Illinois, “the state statutory and federal constitutional requirements merge.” Brook v. McCormley, 873 F.3d 549, 552 (7th Cir. 2017). Courts may exercise either general or specific personal jurisdiction over a defendant. Id. “General jurisdiction looks to the defendant’s ‘continuous and systematic’ contacts with a state, whether or not the action is related to the contacts.” Id. (quoting Helicopteros Nacionales de Colombia, S.A. v.
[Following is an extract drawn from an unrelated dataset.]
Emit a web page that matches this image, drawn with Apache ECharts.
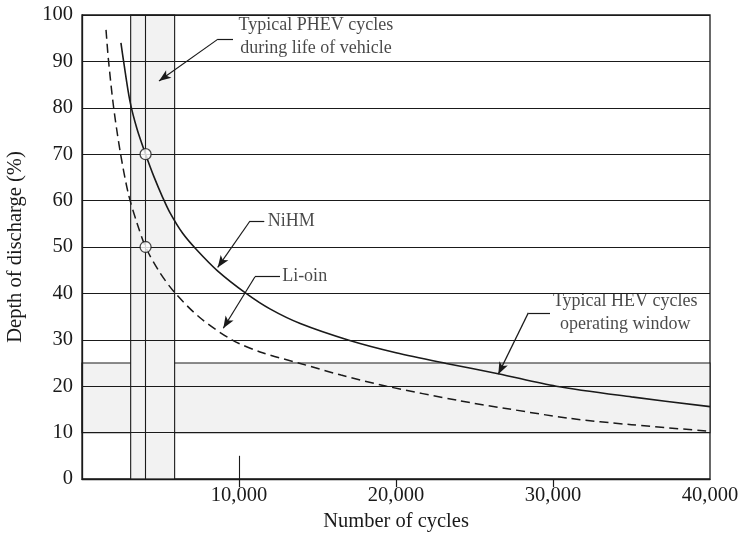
<!DOCTYPE html>
<html>
<head>
<meta charset="utf-8">
<script src="https://cdn.jsdelivr.net/npm/echarts@6/dist/echarts.min.js"></script>
<style>html,body{margin:0;padding:0;background:#fff}#c{width:741px;height:541px}</style>
</head>
<body>
<div id="c"></div>
<script>
// ---- data ----
const nihmCycles = [2480, 2650, 3050, 3500, 4050, 4600, 5150, 5600, 6400, 7300, 8650, 10450, 12000, 13900, 17000, 20000, 23200, 26500, 30200, 35000, 40000];
const nihmDod    = [94, 90, 81.5, 75.5, 70, 65, 60.6, 57.4, 53, 49.4, 44.8, 40, 36.6, 33.5, 29.9, 27.2, 24.9, 22.7, 20, 17.7, 15.6];
const lionCycles = [1530, 1680, 2000, 2420, 2950, 3500, 4050, 4900, 5900, 7500, 9550, 11500, 13900, 16500, 19400, 24000, 27000, 31000, 35000, 40000];
const lionDod    = [96.8, 90.5, 80.5, 70.8, 61.5, 55.2, 50, 44.8, 40.2, 34.8, 30, 27.2, 24.9, 22.4, 20, 16.9, 15.2, 13.1, 11.7, 10.3];
const markerCycles = [4050, 4050];
const markerDod    = [70, 50];
const phevWindow = [3100, 5900];      // cycles
const phevMid = 4050;                 // cycles
const hevWindow = [10, 25];           // depth of discharge %
const xTicks = [10000, 20000, 30000, 40000];
const yTicks = [0, 10, 20, 30, 40, 50, 60, 70, 80, 90, 100];

const FONT = 'Liberation Serif';
const FS = 20.5;   // axis text
const NS = 18;     // annotation text
const INK = '#1a1a1a';

const zip = (a, b) => a.map((v, i) => [v, b[i]]);

// annotation anchors (data coordinates)
const notes = [
  { text: 'Typical PHEV cycles\nduring life of vehicle', at: [14900, 95.3], pos: 'inside', align: 'center',
    lead: [[9618, 94.8], [8662, 94.8], [4904, 85.8]] },
  { text: 'NiHM', at: [11700, 55.5], pos: 'right', align: 'left',
    lead: [[11611, 55.6], [10701, 55.6], [8643, 45.6]] },
  { text: 'Li-oin', at: [12620, 43.6], pos: 'right', align: 'left',
    lead: [[12611, 43.6], [11019, 43.6], [9000, 32.5]] },
  { text: 'Typical HEV cycles\noperating window', at: [34600, 35.8], pos: 'inside', align: 'center',
    lead: [[29809, 35.8], [28427, 35.8], [26516, 22.6]] }
];

const leaderLines = [];
notes.forEach(n => {
  leaderLines.push([{ coord: n.lead[0], symbol: 'none' }, { coord: n.lead[1], symbol: 'none' }]);
  leaderLines.push([{ coord: n.lead[1], symbol: 'none' }, { coord: n.lead[2], symbol: 'arrow' }]);
});

const chart = echarts.init(document.getElementById('c'), null, { renderer: 'canvas' });
chart.setOption({
  animation: false,
  backgroundColor: '#fff',
  textStyle: { fontFamily: FONT, color: INK },
  grid: { left: 82, top: 15, right: 31, bottom: 62, outerBoundsMode: 'none', containLabel: false,
    show: true, borderColor: INK, borderWidth: 1.3, backgroundColor: 'transparent' },
  xAxis: {
    type: 'value', min: 0, max: 40000, interval: 10000, z: 2,
    name: 'Number of cycles', nameLocation: 'middle', nameGap: 31,
    nameTextStyle: { fontFamily: FONT, fontSize: FS, color: INK },
    axisLine: { show: true, lineStyle: { color: INK, width: 1.3 } },
    axisTick: { show: true, length: 8, customValues: [10000, 20000, 30000], lineStyle: { color: INK, width: 1.2 } },
    axisLabel: { customValues: xTicks, margin: 6, fontFamily: FONT, fontSize: FS, color: INK,
      formatter: v => v.toLocaleString('en-US') },
    splitLine: { show: false }
  },
  yAxis: {
    type: 'value', min: 0, max: 100, interval: 10, z: 2,
    name: 'Depth of discharge (%)', nameLocation: 'middle', nameGap: 56, nameRotate: 90,
    nameTextStyle: { fontFamily: FONT, fontSize: FS, color: INK },
    axisLine: { show: true, lineStyle: { color: INK, width: 1.3 } },
    axisTick: { show: false },
    axisLabel: { customValues: yTicks, margin: 9, fontFamily: FONT, fontSize: FS, color: INK },
    splitLine: { show: true, lineStyle: { color: INK, width: 1.1 } }
  },
  series: [
    {
      name: 'bands', type: 'line', data: [], z: 1,
      markArea: {
        silent: true, z: 1,
        itemStyle: { color: '#f2f2f2', borderColor: INK, borderWidth: 1.1 },
        data: [
          [{ coord: [0, hevWindow[0]] }, { coord: [40000, hevWindow[1]] }],
          [{ coord: [phevWindow[0], 0] }, { coord: [phevWindow[1], 100] }]
        ]
      },
      markLine: {
        silent: true, z: 3, symbol: 'none', label: { show: false },
        lineStyle: { color: INK, width: 1.1, type: 'solid' },
        data: [
          [{ coord: [phevMid, 0] }, { coord: [phevMid, 100] }],
          [{ coord: [10000, 0] }, { coord: [10000, 5] }]
        ]
      }
    },
    {
      name: 'NiHM', type: 'line', z: 3, data: zip(nihmCycles, nihmDod),
      showSymbol: false, smooth: 0.3,
      lineStyle: { color: INK, width: 1.6, type: 'solid' }
    },
    {
      name: 'Li-ion', type: 'line', z: 3, data: zip(lionCycles, lionDod),
      showSymbol: false, smooth: 0.3,
      lineStyle: { color: INK, width: 1.5, type: [9, 5] }
    },
    {
      name: 'markers', type: 'scatter', z: 4, data: zip(markerCycles, markerDod),
      symbol: 'circle', symbolSize: 11,
      itemStyle: { color: '#fff', borderColor: INK, borderWidth: 1.3 }
    },
    {
      name: 'notes', type: 'scatter', z: 5, symbolSize: 0,
      data: notes.map(n => ({ value: n.at, name: n.text,
        label: { show: true, position: n.pos, distance: 2, align: n.align, formatter: n.text,
          fontFamily: FONT, fontSize: NS, color: INK, lineHeight: 23 } })),
      markLine: {
        silent: true, z: 5, symbol: ['none', 'arrow'], symbolSize: [7, 12], label: { show: false },
        lineStyle: { color: INK, width: 1.2, type: 'solid' },
        data: leaderLines
      }
    }
  ]
});
</script>
</body>
</html>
Hall, 466 U.S. 408, 416 (1984)). “The threshold for general jurisdiction is high.” Tamburo, 601 F.3d at 701. The exercise of general jurisdiction is only appropriate where the defendants’ contacts with the forum are so extensive that they are “constructively present in the state,” such that it would be fair to bring any claim against them there. Purdue, 338 F.3d at

787. Here, Rogers does not argue that Defendants maintain continuous and systematic contacts with Illinois that would permit a finding of general jurisdiction. Accordingly, the Court will focus on whether it may exercise specific jurisdiction. To exercise specific jurisdiction over Defendants, those Defendants must have sufficient minimum contacts with Illinois such that a suit against them in this state “does not offend traditional notions of fair play and substantial justice.” Brook, 873 F.3d at 552 (quoting Int’l Shoe Co. v.